Making several trips back to the parts guy whose cross reference book is mis-printed, or whose eyes drop a line going across the page gets old quickly.
This...of course....is always after you have tried to install the
"close but not quite" bearing and this usually negates any ability to return for credit so you end paying double even though "No one" is to blame...
If you are lucky enough to have access to the old bearing and it is still complete enough to get a number off of you find B's look like 3's, etc. and having a parts book is helpful, but through all the part number changes since the tractor was built, you are back to hoping the books that hold the new & improved part numbers were printed correctly.
Bearings, bushings, gears, and any machined parts have doubled in price the past few years, and like gas prices I am sure they won't drop any time soon. So I say if you made one trip, got everything you need & they are the right parts the first time........you are money ahead.
There are cheaper makes of bearings out there, but you have to ask yourself, how soon do you want to be back in there replacing them ??
The originals have lasted this long, how long will the overseas replacements last, I am sure they will perform quite well in parades and light duty, but when you begin to stress them with heavy work.......how long are they going to last? You tend to get what you pay for.
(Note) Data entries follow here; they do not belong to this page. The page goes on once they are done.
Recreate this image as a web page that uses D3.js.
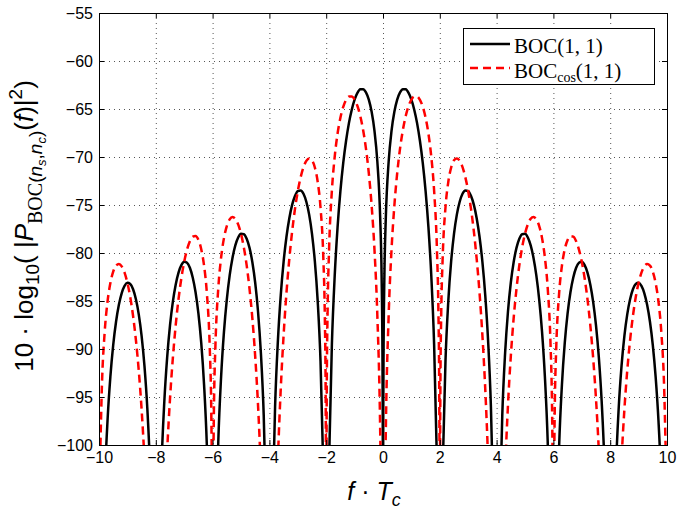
<!DOCTYPE html>
<html><head><meta charset="utf-8">
<script src="https://cdn.jsdelivr.net/npm/d3@7"></script>
<style>body{margin:0;background:#fff}</style>
</head><body>
<svg id="chart" width="680" height="514"></svg>
<script>
// ---- data (null = spectral null, below the plot) ----
const freqBOC = [
 -10,-9.9,-9.8,-9.7,-9.6,-9.5,-9.4,-9.3,-9.2,-9.1,
 -9,-8.9,-8.8,-8.7,-8.6,-8.5,-8.4,-8.3,-8.2,-8.1,
 -8,-7.9,-7.8,-7.7,-7.6,-7.5,-7.4,-7.3,-7.2,-7.1,
 -7,-6.9,-6.8,-6.7,-6.6,-6.5,-6.4,-6.3,-6.2,-6.1,
 -6,-5.9,-5.8,-5.7,-5.6,-5.5,-5.4,-5.3,-5.2,-5.1,
 -5,-4.9,-4.8,-4.7,-4.6,-4.5,-4.4,-4.3,-4.2,-4.1,
 -4,-3.9,-3.8,-3.7,-3.6,-3.5,-3.4,-3.3,-3.2,-3.1,
 -3,-2.9,-2.8,-2.7,-2.6,-2.5,-2.4,-2.3,-2.2,-2.1,
 -2,-1.9,-1.8,-1.7,-1.6,-1.5,-1.4,-1.3,-1.2,-1.1,
 -1,-0.9,-0.8,-0.7,-0.6,-0.5,-0.4,-0.3,-0.2,-0.1,
 -0.05,-0.02,-0.01,-0.005,0,0.005,0.01,0.02,0.05,
 0.1,0.2,0.3,0.4,0.5,0.6,0.7,0.8,0.9,1,
 1.1,1.2,1.3,1.4,1.5,1.6,1.7,1.8,1.9,2,
 2.1,2.2,2.3,2.4,2.5,2.6,2.7,2.8,2.9,3,
 3.1,3.2,3.3,3.4,3.5,3.6,3.7,3.8,3.9,4,
 4.1,4.2,4.3,4.4,4.5,4.6,4.7,4.8,4.9,5,
 5.1,5.2,5.3,5.4,5.5,5.6,5.7,5.8,5.9,6,
 6.1,6.2,6.3,6.4,6.5,6.6,6.7,6.8,6.9,7,
 7.1,7.2,7.3,7.4,7.5,7.6,7.7,7.8,7.9,8,
 8.1,8.2,8.3,8.4,8.5,8.6,8.7,8.8,8.9,9,
 9.1,9.2,9.3,9.4,9.5,9.6,9.7,9.8,9.9,10
];
const psdBOC = [
 null,-116.16,-104.24,-97.48,-92.90,-89.59,-87.16,-85.40,-84.17,-83.42,
 -83.11,-83.23,-83.78,-84.82,-86.39,-88.63,-91.74,-96.12,-102.70,-114.42,
 null,-114.20,-102.26,-95.47,-90.87,-87.54,-85.09,-83.30,-82.04,-81.27,
 -80.92,-81.02,-81.54,-82.55,-84.09,-86.30,-89.37,-93.73,-100.27,-111.96,
 null,-111.67,-99.69,-92.86,-88.21,-84.85,-82.35,-80.52,-79.21,-78.39,
 -78.00,-78.04,-78.52,-79.47,-80.96,-83.10,-86.12,-90.41,-96.89,-108.51,
 null,-108.07,-96.02,-89.10,-84.38,-80.92,-78.33,-76.40,-74.99,-74.07,
 -73.56,-73.49,-73.83,-74.66,-76.00,-78.00,-80.85,-84.98,-91.27,-102.69,
 null,-101.83,-89.53,-82.35,-77.33,-73.56,-70.62,-68.31,-66.47,-65.07,
 -64.02,-63.32,-62.95,-62.93,-63.26,-64.02,-65.29,-67.28,-70.44,-76.25,
 -82.21,-90.16,-96.10,-102.2,null,-102.2,-96.10,-90.16,-82.21,
 -76.25,-70.44,-67.28,-65.29,-64.02,-63.26,-62.93,-62.95,-63.32,-64.02,
 -65.07,-66.47,-68.31,-70.62,-73.56,-77.33,-82.35,-89.53,-101.83,null,
 -102.69,-91.27,-84.98,-80.85,-78.00,-76.00,-74.66,-73.83,-73.49,-73.56,
 -74.07,-74.99,-76.40,-78.33,-80.92,-84.38,-89.10,-96.02,-108.07,null,
 -108.51,-96.89,-90.41,-86.12,-83.10,-80.96,-79.47,-78.52,-78.04,-78.00,
 -78.39,-79.21,-80.52,-82.35,-84.85,-88.21,-92.86,-99.69,-111.67,null,
 -111.96,-100.27,-93.73,-89.37,-86.30,-84.09,-82.55,-81.54,-81.02,-80.92,
 -81.27,-82.04,-83.30,-85.09,-87.54,-90.87,-95.47,-102.26,-114.20,null,
 -114.42,-102.70,-96.12,-91.74,-88.63,-86.39,-84.82,-83.78,-83.23,-83.11,
 -83.42,-84.17,-85.40,-87.16,-89.59,-92.90,-97.48,-104.24,-116.16,null
];
const freqCos = [
 -10,-9.95,-9.9,-9.8,-9.7,-9.6,-9.5,-9.4,-9.3,-9.2,-9.1,
 -9,-8.9,-8.8,-8.7,-8.6,-8.5,-8.4,-8.3,-8.2,-8.1,
 -8,-7.9,-7.8,-7.7,-7.6,-7.5,-7.4,-7.3,-7.2,-7.1,
 -7,-6.9,-6.8,-6.7,-6.6,-6.5,-6.4,-6.3,-6.2,-6.1,-6.05,-6.02,
 -6,-5.98,-5.95,-5.9,-5.8,-5.7,-5.6,-5.5,-5.4,-5.3,-5.2,-5.1,
 -5,-4.9,-4.8,-4.7,-4.6,-4.5,-4.4,-4.3,-4.2,-4.1,
 -4,-3.9,-3.8,-3.7,-3.6,-3.5,-3.4,-3.3,-3.2,-3.1,
 -3,-2.9,-2.8,-2.7,-2.6,-2.5,-2.4,-2.3,-2.2,-2.1,-2.05,-2.02,-2.01,
 -2,-1.99,-1.98,-1.95,-1.9,-1.8,-1.7,-1.6,-1.5,-1.4,-1.3,-1.2,-1.1,
 -1,-0.9,-0.8,-0.7,-0.6,-0.5,-0.4,-0.3,-0.2,-0.1,-0.05,
 0,0.05,0.1,0.2,0.3,0.4,0.5,0.6,0.7,0.8,0.9,
 1,1.1,1.2,1.3,1.4,1.5,1.6,1.7,1.8,1.9,1.95,1.98,1.99,
 2,2.01,2.02,2.05,2.1,2.2,2.3,2.4,2.5,2.6,2.7,2.8,2.9,
 3,3.1,3.2,3.3,3.4,3.5,3.6,3.7,3.8,3.9,
 4,4.1,4.2,4.3,4.4,4.5,4.6,4.7,4.8,4.9,
 5,5.1,5.2,5.3,5.4,5.5,5.6,5.7,5.8,5.9,5.95,5.98,
 6,6.02,6.05,6.1,6.2,6.3,6.4,6.5,6.6,6.7,6.8,6.9,
 7,7.1,7.2,7.3,7.4,7.5,7.6,7.7,7.8,7.9,
 8,8.1,8.2,8.3,8.4,8.5,8.6,8.7,8.8,8.9,
 9,9.1,9.2,9.3,9.4,9.5,9.6,9.7,9.8,9.9,9.95,10
];
const psdCos = [
 null,-100.08,-94.08,-88.24,-85.08,-83.13,-81.94,-81.31,-81.15,-81.39,-82.05,
 -83.11,-84.59,-86.56,-89.08,-92.25,-96.29,-101.50,-108.51,-118.71,-136.50,
 null,-136.28,-118.27,-107.86,-100.63,-95.20,-90.95,-87.55,-84.81,-82.63,
 -80.92,-79.64,-78.77,-78.30,-78.24,-78.64,-79.61,-81.33,-84.26,-89.88,-95.76,-103.65,
 null,-103.6,-95.61,-89.59,-83.68,-80.46,-78.45,-77.19,-76.50,-76.26,-76.44,-77.02,
 -78.00,-79.41,-81.29,-83.73,-86.82,-90.76,-95.88,-102.80,-112.90,-130.58,
 null,-130.15,-112.03,-101.49,-94.14,-88.58,-84.19,-80.66,-77.77,-75.43,
 -73.56,-72.12,-71.06,-70.40,-70.15,-70.34,-71.09,-72.58,-75.26,-80.61,-86.36,-94.17,-100.14,
 null,-100.06,-93.99,-85.92,-79.74,-73.52,-69.96,-67.57,-65.91,-64.77,-64.05,-63.70,-63.70,
 -64.02,-64.69,-65.73,-67.19,-69.12,-71.68,-75.06,-79.67,-86.45,-98.33,-110.33,
 null,-110.33,-98.33,-86.45,-79.67,-75.06,-71.68,-69.12,-67.19,-65.73,-64.69,
 -64.02,-63.70,-63.70,-64.05,-64.77,-65.91,-67.57,-69.96,-73.52,-79.74,-85.92,-93.99,-100.06,
 null,-100.14,-94.17,-86.36,-80.61,-75.26,-72.58,-71.09,-70.34,-70.15,-70.40,-71.06,-72.12,
 -73.56,-75.43,-77.77,-80.66,-84.19,-88.58,-94.14,-101.49,-112.03,-130.15,
 null,-130.58,-112.90,-102.80,-95.88,-90.76,-86.82,-83.73,-81.29,-79.41,
 -78.00,-77.02,-76.44,-76.26,-76.50,-77.19,-78.45,-80.46,-83.68,-89.59,-95.61,-103.6,
 null,-103.65,-95.76,-89.88,-84.26,-81.33,-79.61,-78.64,-78.24,-78.30,-78.77,-79.64,
 -80.92,-82.63,-84.81,-87.55,-90.95,-95.20,-100.63,-107.86,-118.27,-136.28,
 null,-136.50,-118.71,-108.51,-101.50,-96.29,-92.25,-89.08,-86.56,-84.59,
 -83.11,-82.05,-81.39,-81.15,-81.31,-81.94,-83.13,-85.08,-88.24,-94.08,-100.08,null
];
const xTicks = [-10,-8,-6,-4,-2,0,2,4,6,8,10];
const yTicks = [-100,-95,-90,-85,-80,-75,-70,-65,-60,-55];

// ---- layout ----
const X0 = 99, X1 = 667, Y0 = 13, Y1 = 445;
const svg = d3.select("#chart");
const x = d3.scaleLinear().domain([-10, 10]).range([X0, X1]);
const y = d3.scaleLinear().domain([-100, -55]).range([Y1, Y0]);
const SANS = "'Liberation Sans', Arial, Helvetica, sans-serif";
const SERIF = "'Liberation Serif', 'Times New Roman', serif";

// grid
const grid = svg.append("g").attr("stroke", "#555").attr("stroke-width", 1)
  .attr("stroke-dasharray", "1,4");
grid.selectAll("line.gx").data(xTicks.slice(1, -1)).join("line").attr("class", "gx")
  .attr("x1", d => x(d) + 0.5).attr("x2", d => x(d) + 0.5).attr("y1", Y0).attr("y2", Y1);
grid.selectAll("line.gy").data(yTicks.slice(1, -1)).join("line").attr("class", "gy")
  .attr("y1", d => y(d) + 0.5).attr("y2", d => y(d) + 0.5).attr("x1", X0).attr("x2", X1);

// clip
svg.append("defs").append("clipPath").attr("id", "clip")
  .append("rect").attr("x", X0).attr("y", Y0).attr("width", X1 - X0).attr("height", Y1 - Y0);

const lineGen = () => d3.line()
  .defined(d => d[1] !== null)
  .x(d => x(d[0])).y(d => y(d[1]))
  .curve(d3.curveMonotoneX);

const boc = freqBOC.map((f, i) => [f, psdBOC[i]]);
const cos = freqCos.map((f, i) => [f, psdCos[i]]);

const plot = svg.append("g").attr("clip-path", "url(#clip)");
plot.append("path").datum(boc).attr("d", lineGen()).attr("fill", "none")
  .attr("stroke", "#000").attr("stroke-width", 2.5);
plot.append("path").datum(cos).attr("d", lineGen()).attr("fill", "none")
  .attr("stroke", "#ff0000").attr("stroke-width", 2.5).attr("stroke-dasharray", "8,5");

// axes
const fmt = d3.format("d");
const ax = svg.append("g").attr("transform", `translate(0,${Y1})`)
  .call(d3.axisBottom(x).tickValues(xTicks).tickSize(-5).tickPadding(7).tickFormat(d => fmt(d)));
const ay = svg.append("g").attr("transform", `translate(${X0},0)`)
  .call(d3.axisLeft(y).tickValues(yTicks).tickSize(-5).tickPadding(6).tickFormat(d => fmt(d)));
const at = svg.append("g").attr("transform", `translate(0,${Y0})`)
  .call(d3.axisTop(x).tickValues(xTicks).tickSize(-5).tickFormat(""));
const ar = svg.append("g").attr("transform", `translate(${X1},0)`)
  .call(d3.axisRight(y).tickValues(yTicks).tickSize(-5).tickFormat(""));
[ax, ay, at, ar].forEach(g => {
  g.select(".domain").remove();
  g.selectAll("text").attr("font-family", SANS).attr("font-size", 16).attr("fill", "#000");
  g.selectAll(".tick line").attr("stroke", "#000");
});
svg.append("rect").attr("x", X0 + 0.5).attr("y", Y0 + 0.5)
  .attr("width", X1 - X0).attr("height", Y1 - Y0)
  .attr("fill", "none").attr("stroke", "#000").attr("stroke-width", 1);

// legend
const lg = svg.append("g");
lg.append("rect").attr("x", 463.5).attr("y", 28.5).attr("width", 191).attr("height", 56)
  .attr("fill", "#fff").attr("stroke", "#000").attr("stroke-width", 1);
lg.append("line").attr("x1", 470).attr("x2", 510).attr("y1", 44).attr("y2", 44)
  .attr("stroke", "#000").attr("stroke-width", 2.5);
lg.append("line").attr("x1", 470).attr("x2", 510).attr("y1", 68).attr("y2", 68)
  .attr("stroke", "#ff0000").attr("stroke-width", 2.5).attr("stroke-dasharray", "8,5");
lg.append("text").attr("x", 514).attr("y", 53).attr("font-family", SERIF).attr("font-size", 21)
  .text("BOC(1, 1)");
const t2 = lg.append("text").attr("x", 514).attr("y", 78).attr("font-family", SERIF).attr("font-size", 21);
t2.append("tspan").text("BOC");
t2.append("tspan").attr("font-size", 14).attr("dy", 4).text("cos");
t2.append("tspan").attr("dy", -4).text("(1, 1)");

// x label
const xl = svg.append("text").attr("x", 374).attr("y", 500).attr("text-anchor", "middle")
  .attr("font-family", SANS).attr("font-size", 25);
xl.append("tspan").attr("font-style", "italic").text("f");
xl.append("tspan").text(" \u00B7 ");
xl.append("tspan").attr("font-style", "italic").text("T");
xl.append("tspan").attr("font-style", "italic").attr("font-size", 18).attr("dy", 6).text("c");

// y label
const yl = svg.append("text").attr("transform", "translate(33,226) rotate(-90)")
  .attr("text-anchor", "middle").attr("font-family", SANS).attr("font-size", 26);
yl.append("tspan").text("10 \u00B7 log");
yl.append("tspan").attr("font-size", 19).attr("dy", 6).text("10");
yl.append("tspan").attr("dy", -6).text("( |");
yl.append("tspan").attr("font-style", "italic").text("P");
yl.append("tspan").attr("font-size", 20).attr("dy", 9).attr("font-family", SERIF).text("BOC");
yl.append("tspan").attr("font-size", 19).text("(");
yl.append("tspan").attr("font-size", 19).attr("font-style", "italic").text("n");
yl.append("tspan").attr("font-size", 13).attr("font-style", "italic").attr("dy", 4).text("s");
yl.append("tspan").attr("font-size", 19).attr("dy", -4).text(",");
yl.append("tspan").attr("font-size", 19).attr("font-style", "italic").text("n");
yl.append("tspan").attr("font-size", 13).attr("font-style", "italic").attr("dy", 4).text("c");
yl.append("tspan").attr("font-size", 19).attr("dy", -4).text(")");
yl.append("tspan").attr("dy", -9).text("(");
yl.append("tspan").attr("font-style", "italic").text("f");
yl.append("tspan").text(")|");
yl.append("tspan").attr("font-size", 19).attr("dy", -11).text("2");
yl.append("tspan").attr("dy", 11).text(")");
</script>
</body></html>
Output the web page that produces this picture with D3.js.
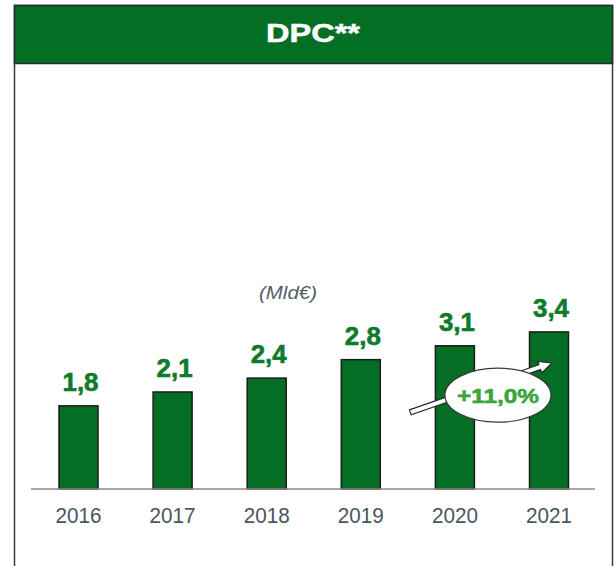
<!DOCTYPE html>
<html>
<head>
<meta charset="utf-8">
<script src="https://cdn.jsdelivr.net/npm/d3@7"></script>
<style>
  body { margin: 0; background: #fff; }
  text { font-family: Arial, "Liberation Sans", sans-serif; }
</style>
</head>
<body>
<div id="chart"></div>
<script>
// DPC** - annual values, billions of euro
const years = ["2016", "2017", "2018", "2019", "2020", "2021"];
const values = [1.8, 2.1, 2.4, 2.8, 3.1, 3.4];
const valueLabels = ["1,8", "2,1", "2,4", "2,8", "3,1", "3,4"];
const growthLabel = "+11,0%";

const W = 616, H = 566;
const baseY = 489;

const svg = d3.select("#chart")
    .append("svg")
    .attr("width", W)
    .attr("height", H);

// frame + header
svg.append("rect")
    .attr("x", 14.5).attr("y", 5.5)
    .attr("width", 598).attr("height", 600)
    .attr("fill", "#fff")
    .attr("stroke", "#3a3a3a")
    .attr("stroke-width", 1.5);

svg.append("rect")
    .attr("x", 14.5).attr("y", 5.5)
    .attr("width", 598).attr("height", 58)
    .attr("fill", "#036f24")
    .attr("stroke", "#2a2a2a")
    .attr("stroke-width", 1.5);

svg.append("text")
    .attr("x", 313).attr("y", 42)
    .attr("text-anchor", "middle")
    .attr("font-size", 26.5)
    .attr("font-weight", "bold")
    .attr("fill", "#fff")
    .attr("stroke", "#fff")
    .attr("stroke-width", 0.5)
    .attr("textLength", 94)
    .attr("lengthAdjust", "spacingAndGlyphs")
    .text("DPC**");

// scales
const x = d3.scalePoint()
    .domain(years)
    .range([78.5, 549]);

const y = d3.scaleLinear()
    .domain([0, 4])
    .range([baseY, baseY - 184.8]);

const barW = 39;

// unit
svg.append("text")
    .attr("x", 288).attr("y", 299)
    .attr("text-anchor", "middle")
    .attr("font-size", 19)
    .attr("font-style", "italic")
    .attr("fill", "#555e66")
    .attr("textLength", 58)
    .attr("lengthAdjust", "spacingAndGlyphs")
    .text("(Mld€)");

// bars
svg.selectAll(".bar")
    .data(values)
    .enter()
    .append("rect")
    .attr("class", "bar")
    .attr("x", (d, i) => x(years[i]) - barW / 2)
    .attr("y", d => y(d))
    .attr("width", barW)
    .attr("height", d => baseY - y(d))
    .attr("fill", "#046e24")
    .attr("stroke", "#1c1c1c")
    .attr("stroke-width", 1.5);

// value labels
svg.selectAll(".val")
    .data(values)
    .enter()
    .append("text")
    .attr("class", "val")
    .attr("x", (d, i) => x(years[i]) + 2)
    .attr("y", d => y(d) - 15)
    .attr("text-anchor", "middle")
    .attr("font-size", 25)
    .attr("font-weight", "bold")
    .attr("fill", "#0f7a2c")
    .attr("stroke", "#0f7a2c")
    .attr("stroke-width", 0.6)
    .attr("textLength", 36)
    .attr("lengthAdjust", "spacingAndGlyphs")
    .text((d, i) => valueLabels[i]);

// baseline
svg.append("line")
    .attr("x1", 31).attr("x2", 595)
    .attr("y1", baseY).attr("y2", baseY)
    .attr("stroke", "#8a8a8a")
    .attr("stroke-width", 1.5);

// year labels
svg.selectAll(".yr")
    .data(years)
    .enter()
    .append("text")
    .attr("class", "yr")
    .attr("x", d => x(d))
    .attr("y", 523)
    .attr("text-anchor", "middle")
    .attr("font-size", 22)
    .attr("fill", "#4a5560")
    .attr("textLength", 46)
    .attr("lengthAdjust", "spacingAndGlyphs")
    .text(d => d);

// growth arrow (from between 2019/2020 up to 2021 bar)
const x0 = x("2019") + 49.5, y0 = y(1.66);
const x1 = x("2021") + 3, y1 = y(2.73);
const ang = Math.atan2(y1 - y0, x1 - x0);
const len = Math.hypot(x1 - x0, y1 - y0);
const sw = 2.6, hl = 13, hw = 6;
const pts = [
    [0, -sw], [len - hl, -sw], [len - hl, -hw], [len, 0],
    [len - hl, hw], [len - hl, sw], [0, sw]
];
svg.append("path")
    .attr("d", d3.line()(pts) + "Z")
    .attr("transform", `translate(${x0},${y0}) rotate(${ang * 180 / Math.PI})`)
    .attr("fill", "#fff")
    .attr("stroke", "#2a2a2a")
    .attr("stroke-width", 1.2);

// growth bubble
const cx = (x("2020") + x("2021")) / 2 - 4;
const cy = y(2.03);
svg.append("ellipse")
    .attr("cx", cx).attr("cy", cy)
    .attr("rx", 53).attr("ry", 27)
    .attr("fill", "#fff")
    .attr("stroke", "#3a3a3a")
    .attr("stroke-width", 1.2);

svg.append("text")
    .attr("x", cx).attr("y", cy + 7.5)
    .attr("text-anchor", "middle")
    .attr("font-size", 21)
    .attr("font-weight", "bold")
    .attr("fill", "#3aa63a")
    .attr("stroke", "#3aa63a")
    .attr("stroke-width", 0.6)
    .attr("textLength", 82)
    .attr("lengthAdjust", "spacingAndGlyphs")
    .text(growthLabel);
</script>
</body>
</html>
All of my parts are CNH. My local dealership has a heckuva parts department and staff and are only 3 miles from me. I would have to drive 20 miles to get to an industrial supply or auto parts store and then I would have to do all of the work and who knows what you are getting for quality... Saving a couple of dollars isn't worth the headache and I would still have to go to CNH to get some gaskets and seals anyway.

I do this as a semi-living and figured I would use my personal tractor as an example of what one can get into if you don't know what to look and listen for. This was my Father's M and if it wasn't a rather rare DD conversion would not be in my stable and I wouldn't be going through all of this, time and expense wise.